§ The task
Omit any picture, and return the remaining data exactly as written.

§ Recorded data
[Start]

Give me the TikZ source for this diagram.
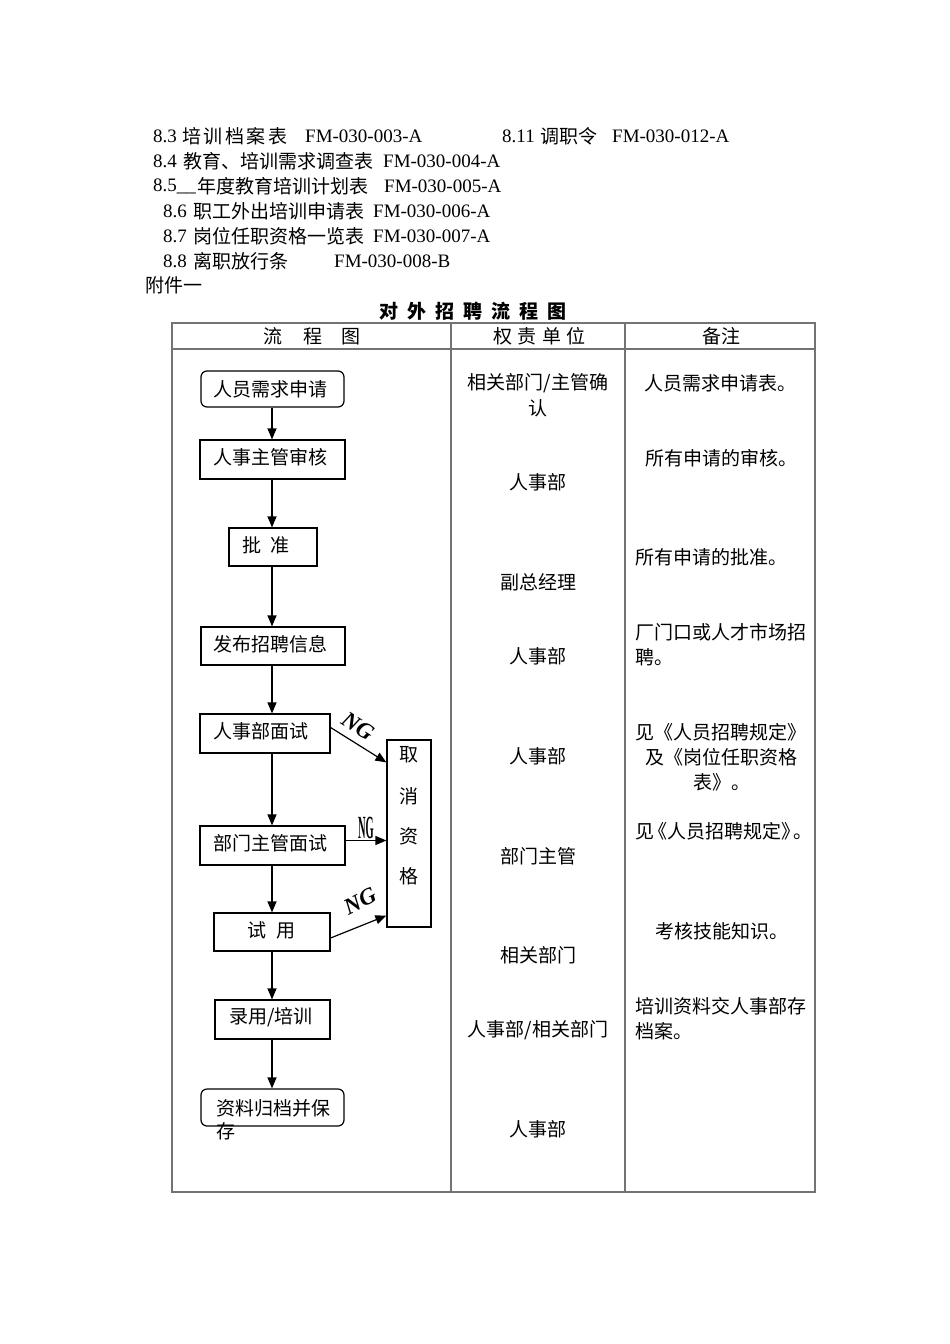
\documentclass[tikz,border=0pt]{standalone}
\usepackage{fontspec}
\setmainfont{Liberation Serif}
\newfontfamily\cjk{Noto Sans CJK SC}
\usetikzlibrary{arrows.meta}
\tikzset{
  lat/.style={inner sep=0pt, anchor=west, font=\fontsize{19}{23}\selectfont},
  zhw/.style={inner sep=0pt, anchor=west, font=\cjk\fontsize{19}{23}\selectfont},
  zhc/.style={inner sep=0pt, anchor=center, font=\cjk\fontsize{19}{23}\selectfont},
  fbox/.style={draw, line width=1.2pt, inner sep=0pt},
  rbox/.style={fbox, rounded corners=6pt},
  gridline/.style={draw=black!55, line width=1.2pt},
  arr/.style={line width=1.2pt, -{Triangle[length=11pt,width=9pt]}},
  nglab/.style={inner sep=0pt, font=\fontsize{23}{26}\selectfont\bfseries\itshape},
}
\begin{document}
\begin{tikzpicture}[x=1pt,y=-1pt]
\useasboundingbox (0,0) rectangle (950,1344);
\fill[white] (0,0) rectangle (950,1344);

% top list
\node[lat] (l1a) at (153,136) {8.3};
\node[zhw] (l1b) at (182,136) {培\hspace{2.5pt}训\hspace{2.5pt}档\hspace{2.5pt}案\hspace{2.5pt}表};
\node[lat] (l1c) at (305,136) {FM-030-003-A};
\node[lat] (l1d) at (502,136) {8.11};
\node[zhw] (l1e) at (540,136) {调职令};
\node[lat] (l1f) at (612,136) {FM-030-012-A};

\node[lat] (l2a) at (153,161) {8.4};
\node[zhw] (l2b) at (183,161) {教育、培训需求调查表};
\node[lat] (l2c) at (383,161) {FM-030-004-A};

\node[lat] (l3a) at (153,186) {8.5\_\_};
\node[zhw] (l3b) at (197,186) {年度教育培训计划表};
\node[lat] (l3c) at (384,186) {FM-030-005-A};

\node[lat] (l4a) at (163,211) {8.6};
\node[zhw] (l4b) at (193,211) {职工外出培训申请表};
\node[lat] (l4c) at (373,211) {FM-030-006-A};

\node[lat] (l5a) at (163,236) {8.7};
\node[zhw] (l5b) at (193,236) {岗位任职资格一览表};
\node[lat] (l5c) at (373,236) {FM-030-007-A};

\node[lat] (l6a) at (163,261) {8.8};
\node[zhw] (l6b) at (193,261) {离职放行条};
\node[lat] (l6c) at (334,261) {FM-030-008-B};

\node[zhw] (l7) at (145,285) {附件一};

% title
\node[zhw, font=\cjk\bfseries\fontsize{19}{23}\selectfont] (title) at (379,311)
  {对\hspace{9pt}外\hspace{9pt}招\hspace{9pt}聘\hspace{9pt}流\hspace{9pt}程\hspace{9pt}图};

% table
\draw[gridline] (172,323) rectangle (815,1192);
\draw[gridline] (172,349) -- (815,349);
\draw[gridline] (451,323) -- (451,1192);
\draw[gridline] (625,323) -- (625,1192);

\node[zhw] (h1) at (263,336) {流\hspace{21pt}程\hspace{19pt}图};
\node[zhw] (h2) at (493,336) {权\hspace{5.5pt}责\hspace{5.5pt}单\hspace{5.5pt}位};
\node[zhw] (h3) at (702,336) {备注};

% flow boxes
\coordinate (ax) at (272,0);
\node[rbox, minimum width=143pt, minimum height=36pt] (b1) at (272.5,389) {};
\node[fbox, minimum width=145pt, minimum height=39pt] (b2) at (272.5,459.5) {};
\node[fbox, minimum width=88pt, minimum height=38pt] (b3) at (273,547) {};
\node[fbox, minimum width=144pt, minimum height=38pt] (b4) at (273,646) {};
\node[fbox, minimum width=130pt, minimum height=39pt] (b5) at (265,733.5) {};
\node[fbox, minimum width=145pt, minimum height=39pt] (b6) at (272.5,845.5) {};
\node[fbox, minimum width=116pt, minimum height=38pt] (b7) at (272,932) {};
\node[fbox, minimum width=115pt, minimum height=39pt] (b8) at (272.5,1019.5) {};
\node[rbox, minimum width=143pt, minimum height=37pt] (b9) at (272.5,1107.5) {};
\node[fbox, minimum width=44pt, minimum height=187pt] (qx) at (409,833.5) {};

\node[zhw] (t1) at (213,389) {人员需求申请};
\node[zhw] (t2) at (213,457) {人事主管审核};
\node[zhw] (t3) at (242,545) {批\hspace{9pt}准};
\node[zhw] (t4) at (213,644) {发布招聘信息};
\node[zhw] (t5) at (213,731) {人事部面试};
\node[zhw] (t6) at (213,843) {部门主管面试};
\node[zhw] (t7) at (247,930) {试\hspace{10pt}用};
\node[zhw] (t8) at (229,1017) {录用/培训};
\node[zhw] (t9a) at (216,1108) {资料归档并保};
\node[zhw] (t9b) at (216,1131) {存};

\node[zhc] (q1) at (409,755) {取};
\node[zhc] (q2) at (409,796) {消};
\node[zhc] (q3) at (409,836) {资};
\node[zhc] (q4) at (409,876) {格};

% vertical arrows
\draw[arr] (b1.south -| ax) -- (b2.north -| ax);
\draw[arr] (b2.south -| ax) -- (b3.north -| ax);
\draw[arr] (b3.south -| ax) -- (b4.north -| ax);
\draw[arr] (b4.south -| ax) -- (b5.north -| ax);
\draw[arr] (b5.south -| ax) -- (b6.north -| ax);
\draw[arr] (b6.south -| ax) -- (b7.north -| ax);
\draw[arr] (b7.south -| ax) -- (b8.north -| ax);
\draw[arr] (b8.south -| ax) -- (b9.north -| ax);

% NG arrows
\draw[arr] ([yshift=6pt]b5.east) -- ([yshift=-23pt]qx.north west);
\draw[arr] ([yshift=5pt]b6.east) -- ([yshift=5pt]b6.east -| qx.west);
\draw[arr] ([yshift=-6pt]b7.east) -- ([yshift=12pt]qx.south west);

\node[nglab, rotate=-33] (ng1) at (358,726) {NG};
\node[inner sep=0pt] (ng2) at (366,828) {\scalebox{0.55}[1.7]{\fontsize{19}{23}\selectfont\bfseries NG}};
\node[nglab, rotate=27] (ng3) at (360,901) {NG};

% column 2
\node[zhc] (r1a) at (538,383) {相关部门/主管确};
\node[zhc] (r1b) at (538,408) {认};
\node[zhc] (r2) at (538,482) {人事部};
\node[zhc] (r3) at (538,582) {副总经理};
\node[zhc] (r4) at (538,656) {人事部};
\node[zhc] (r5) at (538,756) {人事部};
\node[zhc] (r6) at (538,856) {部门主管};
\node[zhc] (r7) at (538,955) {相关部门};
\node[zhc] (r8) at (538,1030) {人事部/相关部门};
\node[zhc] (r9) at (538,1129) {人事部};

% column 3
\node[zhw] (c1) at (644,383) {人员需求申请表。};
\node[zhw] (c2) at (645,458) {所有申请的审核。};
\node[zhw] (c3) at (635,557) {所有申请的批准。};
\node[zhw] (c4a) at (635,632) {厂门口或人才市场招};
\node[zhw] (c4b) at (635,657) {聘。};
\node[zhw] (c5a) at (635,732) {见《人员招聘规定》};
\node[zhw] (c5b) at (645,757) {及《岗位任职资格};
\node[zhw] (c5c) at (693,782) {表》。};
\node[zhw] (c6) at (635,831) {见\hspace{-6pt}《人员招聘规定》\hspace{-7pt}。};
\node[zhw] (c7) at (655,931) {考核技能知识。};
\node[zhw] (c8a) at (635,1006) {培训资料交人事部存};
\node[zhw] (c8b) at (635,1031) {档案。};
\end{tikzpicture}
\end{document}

[End]

§ Exercise response
Give me the TikZ source for this diagram.
\documentclass[tikz,border=0pt]{standalone}
\usepackage{fontspec}
\setmainfont{Liberation Serif}
\newfontfamily\cjk{Noto Sans CJK SC}
\usetikzlibrary{arrows.meta}
\tikzset{
  lat/.style={inner sep=0pt, anchor=west, font=\fontsize{19}{23}\selectfont},
  zhw/.style={inner sep=0pt, anchor=west, font=\cjk\fontsize{19}{23}\selectfont},
  zhc/.style={inner sep=0pt, anchor=center, font=\cjk\fontsize{19}{23}\selectfont},
  fbox/.style={draw, line width=1.2pt, inner sep=0pt},
  rbox/.style={fbox, rounded corners=6pt},
  gridline/.style={draw=black!55, line width=1.2pt},
  arr/.style={line width=1.2pt, -{Triangle[length=11pt,width=9pt]}},
  nglab/.style={inner sep=0pt, font=\fontsize{23}{26}\selectfont\bfseries\itshape},
}
\begin{document}
\begin{tikzpicture}[x=1pt,y=-1pt]
\useasboundingbox (0,0) rectangle (950,1344);
\fill[white] (0,0) rectangle (950,1344);

% top list
\node[lat] (l1a) at (153,136) {8.3};
\node[zhw] (l1b) at (182,136) {培\hspace{2.5pt}训\hspace{2.5pt}档\hspace{2.5pt}案\hspace{2.5pt}表};
\node[lat] (l1c) at (305,136) {FM-030-003-A};
\node[lat] (l1d) at (502,136) {8.11};
\node[zhw] (l1e) at (540,136) {调职令};
\node[lat] (l1f) at (612,136) {FM-030-012-A};

\node[lat] (l2a) at (153,161) {8.4};
\node[zhw] (l2b) at (183,161) {教育、培训需求调查表};
\node[lat] (l2c) at (383,161) {FM-030-004-A};

\node[lat] (l3a) at (153,186) {8.5\_\_};
\node[zhw] (l3b) at (197,186) {年度教育培训计划表};
\node[lat] (l3c) at (384,186) {FM-030-005-A};

\node[lat] (l4a) at (163,211) {8.6};
\node[zhw] (l4b) at (193,211) {职工外出培训申请表};
\node[lat] (l4c) at (373,211) {FM-030-006-A};

\node[lat] (l5a) at (163,236) {8.7};
\node[zhw] (l5b) at (193,236) {岗位任职资格一览表};
\node[lat] (l5c) at (373,236) {FM-030-007-A};

\node[lat] (l6a) at (163,261) {8.8};
\node[zhw] (l6b) at (193,261) {离职放行条};
\node[lat] (l6c) at (334,261) {FM-030-008-B};

\node[zhw] (l7) at (145,285) {附件一};

% title
\node[zhw, font=\cjk\bfseries\fontsize{19}{23}\selectfont] (title) at (379,311)
  {对\hspace{9pt}外\hspace{9pt}招\hspace{9pt}聘\hspace{9pt}流\hspace{9pt}程\hspace{9pt}图};

% table
\draw[gridline] (172,323) rectangle (815,1192);
\draw[gridline] (172,349) -- (815,349);
\draw[gridline] (451,323) -- (451,1192);
\draw[gridline] (625,323) -- (625,1192);

\node[zhw] (h1) at (263,336) {流\hspace{21pt}程\hspace{19pt}图};
\node[zhw] (h2) at (493,336) {权\hspace{5.5pt}责\hspace{5.5pt}单\hspace{5.5pt}位};
\node[zhw] (h3) at (702,336) {备注};

% flow boxes
\coordinate (ax) at (272,0);
\node[rbox, minimum width=143pt, minimum height=36pt] (b1) at (272.5,389) {};
\node[fbox, minimum width=145pt, minimum height=39pt] (b2) at (272.5,459.5) {};
\node[fbox, minimum width=88pt, minimum height=38pt] (b3) at (273,547) {};
\node[fbox, minimum width=144pt, minimum height=38pt] (b4) at (273,646) {};
\node[fbox, minimum width=130pt, minimum height=39pt] (b5) at (265,733.5) {};
\node[fbox, minimum width=145pt, minimum height=39pt] (b6) at (272.5,845.5) {};
\node[fbox, minimum width=116pt, minimum height=38pt] (b7) at (272,932) {};
\node[fbox, minimum width=115pt, minimum height=39pt] (b8) at (272.5,1019.5) {};
\node[rbox, minimum width=143pt, minimum height=37pt] (b9) at (272.5,1107.5) {};
\node[fbox, minimum width=44pt, minimum height=187pt] (qx) at (409,833.5) {};

\node[zhw] (t1) at (213,389) {人员需求申请};
\node[zhw] (t2) at (213,457) {人事主管审核};
\node[zhw] (t3) at (242,545) {批\hspace{9pt}准};
\node[zhw] (t4) at (213,644) {发布招聘信息};
\node[zhw] (t5) at (213,731) {人事部面试};
\node[zhw] (t6) at (213,843) {部门主管面试};
\node[zhw] (t7) at (247,930) {试\hspace{10pt}用};
\node[zhw] (t8) at (229,1017) {录用/培训};
\node[zhw] (t9a) at (216,1108) {资料归档并保};
\node[zhw] (t9b) at (216,1131) {存};

\node[zhc] (q1) at (409,755) {取};
\node[zhc] (q2) at (409,796) {消};
\node[zhc] (q3) at (409,836) {资};
\node[zhc] (q4) at (409,876) {格};

% vertical arrows
\draw[arr] (b1.south -| ax) -- (b2.north -| ax);
\draw[arr] (b2.south -| ax) -- (b3.north -| ax);
\draw[arr] (b3.south -| ax) -- (b4.north -| ax);
\draw[arr] (b4.south -| ax) -- (b5.north -| ax);
\draw[arr] (b5.south -| ax) -- (b6.north -| ax);
\draw[arr] (b6.south -| ax) -- (b7.north -| ax);
\draw[arr] (b7.south -| ax) -- (b8.north -| ax);
\draw[arr] (b8.south -| ax) -- (b9.north -| ax);

% NG arrows
\draw[arr] ([yshift=6pt]b5.east) -- ([yshift=-23pt]qx.north west);
\draw[arr] ([yshift=5pt]b6.east) -- ([yshift=5pt]b6.east -| qx.west);
\draw[arr] ([yshift=-6pt]b7.east) -- ([yshift=12pt]qx.south west);

\node[nglab, rotate=-33] (ng1) at (358,726) {NG};
\node[inner sep=0pt] (ng2) at (366,828) {\scalebox{0.55}[1.7]{\fontsize{19}{23}\selectfont\bfseries NG}};
\node[nglab, rotate=27] (ng3) at (360,901) {NG};

% column 2
\node[zhc] (r1a) at (538,383) {相关部门/主管确};
\node[zhc] (r1b) at (538,408) {认};
\node[zhc] (r2) at (538,482) {人事部};
\node[zhc] (r3) at (538,582) {副总经理};
\node[zhc] (r4) at (538,656) {人事部};
\node[zhc] (r5) at (538,756) {人事部};
\node[zhc] (r6) at (538,856) {部门主管};
\node[zhc] (r7) at (538,955) {相关部门};
\node[zhc] (r8) at (538,1030) {人事部/相关部门};
\node[zhc] (r9) at (538,1129) {人事部};

% column 3
\node[zhw] (c1) at (644,383) {人员需求申请表。};
\node[zhw] (c2) at (645,458) {所有申请的审核。};
\node[zhw] (c3) at (635,557) {所有申请的批准。};
\node[zhw] (c4a) at (635,632) {厂门口或人才市场招};
\node[zhw] (c4b) at (635,657) {聘。};
\node[zhw] (c5a) at (635,732) {见《人员招聘规定》};
\node[zhw] (c5b) at (645,757) {及《岗位任职资格};
\node[zhw] (c5c) at (693,782) {表》。};
\node[zhw] (c6) at (635,831) {见\hspace{-6pt}《人员招聘规定》\hspace{-7pt}。};
\node[zhw] (c7) at (655,931) {考核技能知识。};
\node[zhw] (c8a) at (635,1006) {培训资料交人事部存};
\node[zhw] (c8b) at (635,1031) {档案。};
\end{tikzpicture}
\end{document}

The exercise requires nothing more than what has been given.